**DATASET SECTION**
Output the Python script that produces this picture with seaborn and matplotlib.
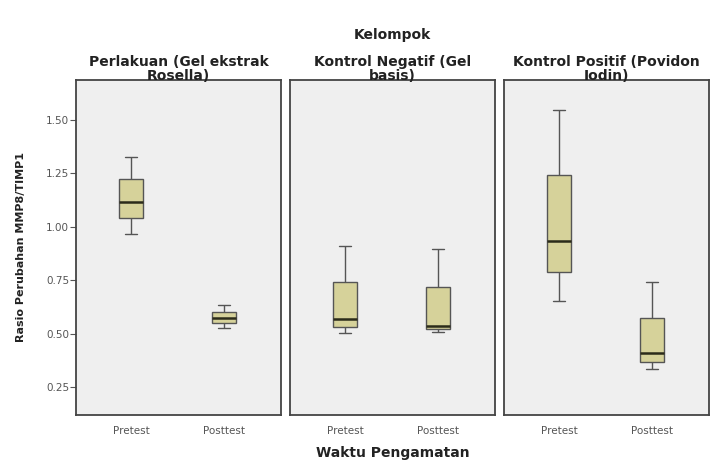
import numpy as np
import pandas as pd
import matplotlib
matplotlib.use("Agg")
import matplotlib.pyplot as plt
import seaborn as sns

# ---- data (five-number summaries) ----
groups = ["Perlakuan (Gel ekstrak\nRosella)",
          "Kontrol Negatif (Gel\nbasis)",
          "Kontrol Positif (Povidon\nIodin)"]
times = ["Pretest", "Posttest"]
# [min, Q1, median, Q3, max]
perlakuan_pre = [0.967, 1.042, 1.117, 1.223, 1.328]
perlakuan_post = [0.529, 0.550, 0.573, 0.604, 0.635]
negatif_pre = [0.503, 0.534, 0.570, 0.744, 0.912]
negatif_post = [0.509, 0.523, 0.538, 0.718, 0.895]
positif_pre = [0.654, 0.791, 0.934, 1.241, 1.547]
positif_post = [0.334, 0.367, 0.409, 0.574, 0.741]
yticks = [0.25, 0.50, 0.75, 1.00, 1.25, 1.50]

series = {
    (groups[0], "Pretest"): perlakuan_pre,
    (groups[0], "Posttest"): perlakuan_post,
    (groups[1], "Pretest"): negatif_pre,
    (groups[1], "Posttest"): negatif_post,
    (groups[2], "Pretest"): positif_pre,
    (groups[2], "Posttest"): positif_post,
}
rows = []
for (g, t), vals in series.items():
    for v in vals:
        rows.append({"Kelompok": g, "Waktu": t, "Rasio": v})
df = pd.DataFrame(rows)

sns.set_style("white")
plt.rcParams["font.family"] = ["DejaVu Sans"]

W, H = 710, 461
fig = plt.figure(figsize=(W / 100, H / 100), dpi=100)

panel_x = [(76, 281), (290, 495), (504, 709)]
top_px, bot_px = 80, 415
box_color = "#D6D29A"
edge = "#555555"
bg = "#EFEFEF"

axes = []
for i, (g, (x0, x1)) in enumerate(zip(groups, panel_x)):
    ax = fig.add_axes([x0 / W, 1 - bot_px / H, (x1 - x0) / W, (bot_px - top_px) / H])
    axes.append(ax)
    sub = df[df["Kelompok"] == g]
    sns.boxplot(data=sub, x="Waktu", y="Rasio", order=times, ax=ax,
                color=box_color, width=0.26, whis=(0, 100), saturation=1,
                linewidth=1.0, linecolor=edge,
                medianprops={"color": "#2b2b1a", "linewidth": 1.8},
                boxprops={"facecolor": box_color, "edgecolor": edge})
    ax.set_facecolor(bg)
    ax.set_xlim(-0.6, 1.62)
    ax.set_ylim(0.121, 1.687)
    ax.set_xlabel("")
    ax.set_ylabel("")
    for s in ax.spines.values():
        s.set_color("#444444")
        s.set_linewidth(1.3)
    ax.tick_params(axis="x", length=4, width=0.8, color="#555555",
                   labelsize=7.5, labelcolor="#555555", pad=4)
    if i == 0:
        ax.set_yticks(yticks)
        ax.set_yticklabels([f"{v:.2f}" for v in yticks])
        ax.tick_params(axis="y", left=True, length=4, width=0.8, color="#555555",
                       labelsize=7.5, labelcolor="#555555", pad=1)
    else:
        ax.set_yticks([])
    ax.set_title(g, fontsize=10, fontweight="bold", pad=0, linespacing=1.02,
                 color="#222222")

fig.text(392.5 / W, 1 - 35 / H, "Kelompok", ha="center", va="center",
         fontsize=10, fontweight="bold", color="#222222")
fig.text(392.5 / W, 1 - 453 / H, "Waktu Pengamatan", ha="center", va="center",
         fontsize=10, fontweight="bold", color="#222222")
fig.text(21 / W, 1 - 247 / H, "Rasio Perubahan MMP8/TIMP1", ha="center",
         va="center", rotation=90, fontsize=8, fontweight="bold",
         color="#222222")

fig.savefig("out.png", dpi=100)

**TASK OBJECTIVE**
Restate exactly, please, only the lines between the start of the data and the line containing "import seaborn as sns", both ends included, skipping the pictures.

**ANSWER TO THE TASK**
Output the Python script that produces this picture with seaborn and matplotlib.
import numpy as np
import pandas as pd
import matplotlib
matplotlib.use("Agg")
import matplotlib.pyplot as plt
import seaborn as sns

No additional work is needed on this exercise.